Lunana – Ein Yak im Klassenzimmer / Lunana – A Yak in the Classroom

Director: Pawo Choyning Dorji (Bhutan, China). Year of Release: 2020

Ugyen is in the fourth year of the 5-year training programme you need to follow to get a job as a teacher in Bhutan. The official taking his assessment meeting says he’s the least motivated student among the thousands on their payroll. She’s got a point – Ugyen is planning to leave for Australia, just as soon as he can fix a visa, where he’ll try to get some work as a singer.

As an attempt to impose some motivation onto Ugyen, for his final year he is assigned to a job in Lunana, a high-altitude village with just 62 inhabitants, which is an 8 day uphill hike from the nearest public transport. This is part of a government attempt to educate the whole of the population. For the first 3 days of the trek to the village there are local huts to sleep in. After that it’s tents only.

Facilities in Lunana are very basic. Ugyen’s accommodation is a wooden hut and the classroom doesn’t even contain a blackboard. The only electricity that they have is from intermittent solar power, which is not even enough to power the iPhone which is connected to the headphones which are permanently fixed on Ugyen’s head. He immediately says that he’s going back home. The villagers concur, but it will take a week to get the necessary donkeys to transport his stuff back.

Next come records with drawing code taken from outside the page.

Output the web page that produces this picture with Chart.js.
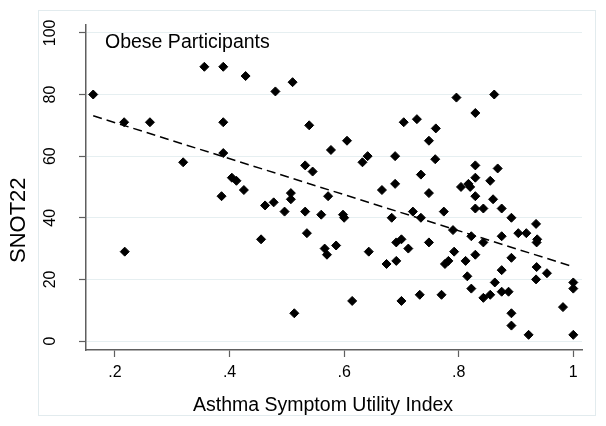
<!DOCTYPE html>
<html>
<head>
<meta charset="utf-8">
<script src="https://cdn.jsdelivr.net/npm/chart.js@4.4.1/dist/chart.umd.min.js"></script>
<style>
  html, body { margin: 0; padding: 0; background: #fff; }
</style>
</head>
<body>
<canvas id="snotChart" width="606" height="426"></canvas>
<script>
// Asthma Symptom Utility Index (x) vs SNOT22 (y), obese participants
const asuiIndex = [
  0.162, 0.216, 0.217, 0.261, 0.319, 0.356, 0.389, 0.389, 0.389, 0.386,
  0.404, 0.412, 0.425, 0.428, 0.455, 0.462, 0.477, 0.480, 0.496, 0.507,
  0.507, 0.510, 0.513, 0.532, 0.532, 0.535, 0.539, 0.545, 0.560, 0.566,
  0.570, 0.572, 0.577, 0.586, 0.598, 0.600, 0.605, 0.614, 0.632, 0.641,
  0.643, 0.666, 0.674, 0.683, 0.689, 0.689, 0.691, 0.691, 0.700, 0.700,
  0.704, 0.712, 0.720, 0.727, 0.732, 0.734, 0.734, 0.748, 0.748, 0.748,
  0.759, 0.760, 0.770, 0.774, 0.776, 0.782, 0.790, 0.792, 0.796, 0.804,
  0.817, 0.820, 0.812, 0.815, 0.822, 0.822, 0.829, 0.829, 0.829, 0.829,
  0.829, 0.829, 0.843, 0.843, 0.843, 0.855, 0.855, 0.860, 0.862, 0.863,
  0.868, 0.875, 0.875, 0.875, 0.875, 0.887, 0.892, 0.892, 0.892, 0.892,
  0.904, 0.918, 0.922, 0.935, 0.937, 0.936, 0.936, 0.935, 0.954, 0.982,
  1.0, 1.0, 1.0
];
const snot22 = [
  80, 71, 29, 71, 58, 89, 89, 71, 61, 47,
  53, 52, 49, 86, 33, 44, 45, 81, 42, 48,
  46, 84, 9, 57, 42, 35, 70, 55, 41, 30,
  28, 47, 62, 31, 41, 40, 65, 13, 58, 60,
  29, 49, 25, 40, 60, 51, 26, 32, 33, 13,
  71, 30, 42, 72, 15, 54, 40, 65, 48, 32,
  59, 69, 15, 42, 25, 26, 36, 29, 79, 50,
  51, 50, 26, 21, 34, 17, 74, 57, 53, 47,
  43, 28, 43, 32, 14, 52, 15, 46, 80, 19,
  56, 43, 34, 23, 16, 16, 40, 27, 9, 5,
  35, 35, 2, 38, 33, 32, 24, 20, 22, 11,
  19, 17, 2
];
// fitted line end points
const fitX = [0.162, 1.0];
const fitY = [73.1, 24.1];

const xTickValues = [0.2, 0.4, 0.6, 0.8, 1];
const xTickLabels = ['.2', '.4', '.6', '.8', '1'];
const yTickValues = [0, 20, 40, 60, 80, 100];

const FONT = '"Liberation Sans", Arial, sans-serif';
Chart.defaults.font.family = FONT;
Chart.defaults.color = '#000';

const points = asuiIndex.map((x, i) => ({ x: x, y: snot22[i] }));
const fitLine = fitX.map((x, i) => ({ x: x, y: fitY[i] }));

// light frame of the graph region + free text
const frameAndText = {
  id: 'frameAndText',
  beforeDraw(chart) {
    const ctx = chart.ctx;
    ctx.save();
    ctx.fillStyle = '#fff';
    ctx.fillRect(0, 0, chart.width, chart.height);
    ctx.strokeStyle = '#e2ebee';
    ctx.lineWidth = 1;
    ctx.strokeRect(38.5, 10.5, 557, 405);
    ctx.restore();
  },
  afterDraw(chart) {
    const ctx = chart.ctx;
    ctx.save();
    ctx.fillStyle = '#000';
    ctx.textBaseline = 'alphabetic';
    ctx.textAlign = 'left';
    ctx.font = '19.5px ' + FONT;
    ctx.fillText('Obese Participants', 105, 48);
    ctx.fillText('Asthma Symptom Utility Index', 193, 411);
    ctx.translate(25, 263);
    ctx.rotate(-Math.PI / 2);
    ctx.font = '22px ' + FONT;
    ctx.fillText('SNOT22', 0, 0);
    ctx.restore();
  }
};

new Chart(document.getElementById('snotChart'), {
  type: 'scatter',
  data: {
    datasets: [
      {
        type: 'line',
        data: fitLine,
        borderColor: '#000',
        borderWidth: 1.5,
        borderDash: [9, 5],
        pointRadius: 0,
        fill: false
      },
      {
        data: points,
        pointStyle: 'rectRot',
        pointRadius: 4.5,
        backgroundColor: '#000',
        borderColor: '#000',
        borderWidth: 1
      }
    ]
  },
  options: {
    responsive: false,
    animation: false,
    events: [],
    layout: { padding: { top: 24, right: 24, left: 0, bottom: 0 } },
    plugins: {
      legend: { display: false },
      tooltip: { enabled: false }
    },
    scales: {
      x: {
        type: 'linear',
        min: 0.1494,
        max: 1.0152,
        afterBuildTicks: s => { s.ticks = xTickValues.map(v => ({ value: v })); },
        afterFit: s => { s.height = 76; },
        border: { display: true, color: '#5f5f5f', width: 1.5 },
        grid: { drawOnChartArea: false, tickLength: 7, tickColor: '#5f5f5f', tickWidth: 1.2 },
        ticks: {
          padding: 6,
          font: { size: 16 },
          callback: (v, i) => xTickLabels[i]
        }
      },
      y: {
        type: 'linear',
        min: -2.92,
        max: 102.69,
        afterBuildTicks: s => { s.ticks = yTickValues.map(v => ({ value: v })); },
        afterFit: s => { s.width = 86; },
        border: { display: true, color: '#5f5f5f', width: 1.5 },
        grid: { color: '#e6eff1', lineWidth: 1, tickLength: 7, tickColor: '#5f5f5f', tickWidth: 1.2 },
        ticks: {
          minRotation: 90,
          maxRotation: 90,
          crossAlign: 'center',
          padding: 15,
          font: { size: 16 },
          callback: v => String(v)
        }
      }
    }
  },
  plugins: [frameAndText]
});
</script>
</body>
</html>
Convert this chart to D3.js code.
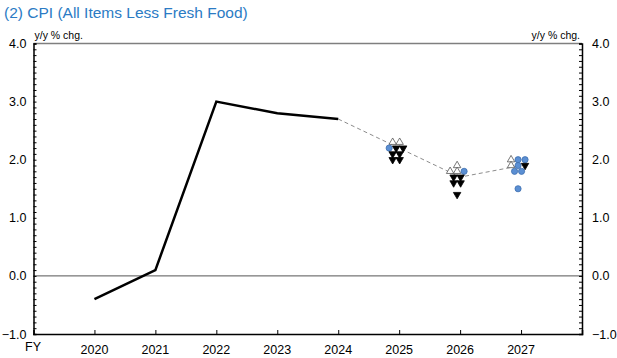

Ugyen is stuck in the wooden classroom with a group of cute kids. Can you guess what’s going to happen next? Do you think he might reconsider? Will removing his headphones make him more aware of the sound of nature? Will Ugyen learn from the villagers, while they learn just as much from him? Will he turn out to be a good, motivated, teacher after all?

Ugyen meets Saldon, a young woman who is regarded to have the best voice in the village. The songs she sings are traditional, and Ugyen initially says he doesn’t listen to “that sort of stuff” (do you think he might change his mind?) She gives him a present – a yak which must sleep in the classroom as it’s cold outside. The gift may not be very romantic, but it’s practical, as yak shit is particularly useful if you want to start a fire.

I’m still waiting for the film where a dropout visits a strange community with different values to his own and decides that, on the whole, while they’re perfectly entitled to enjoy their own religious traditions and folk songs, he’s actually quite happy with his old materialist atheism and rock music. Where he discovers that the reason why he wasn’t motivated to teach is that he simply isn’t a very good teacher. This isn’t that film.

I don’t want to be overly cynical. The intended message of the film – that human beings need to interact more with each other, and that rampant capitalism isn’t necessarily the best way of running society – is one that I share. I’m just not sure that it’s very effective at meeting its objectives. There’s something oberlehrer-ish about it – a word which is difficult to translate, but it implies someone who thinks they know what’s good for you better than you do yourself.

As if to demonstrate this point, today’s film showing was attended by a group of hippy parents and about half a dozen young girls, of a similar age to the pupils in the film who learnt to idolise their teacher. What could be more educational for these girls than a subtitled film which showed them if only they tried hard at school they would achieve contentment?

What actually happened is that as soon as the popcorn ran out, the girls got very bored, very quickly. They chatted amongst themselves. They stood up, sat down, then stood up again, eyes on the way out. They played with their phones. Every so often, a parent came across and tried to shift their attention to the worthy film on the screen in front of them, but they were having none of it.

As someone in the next seat (yes, the cinemas are supposed to have social distancing but that depends on people sitting in their allocated seats), I guess I should have been annoyed at the disruption, but I was 100% on their side. Their behaviour showed clearly who the film was really made for – not the young minds which were supposed to learn an Important Lesson, but for their smug mothers and fathers, keen to go through the performative acts of Good Parenting.

For all the apparent liberalism of the film’s politics, it contained a deeply conservative streak. The ultimate message was not that you should embrace other cultures, but that you should do what you’re told. The fact that the plot was entirely predictable helped feed this conservatism. Some reviews have called the film “charming”. What they mean that it doesn’t scare the horses when we really need more disruption. Which is why the girls in the cinema reacted entirely appropriately.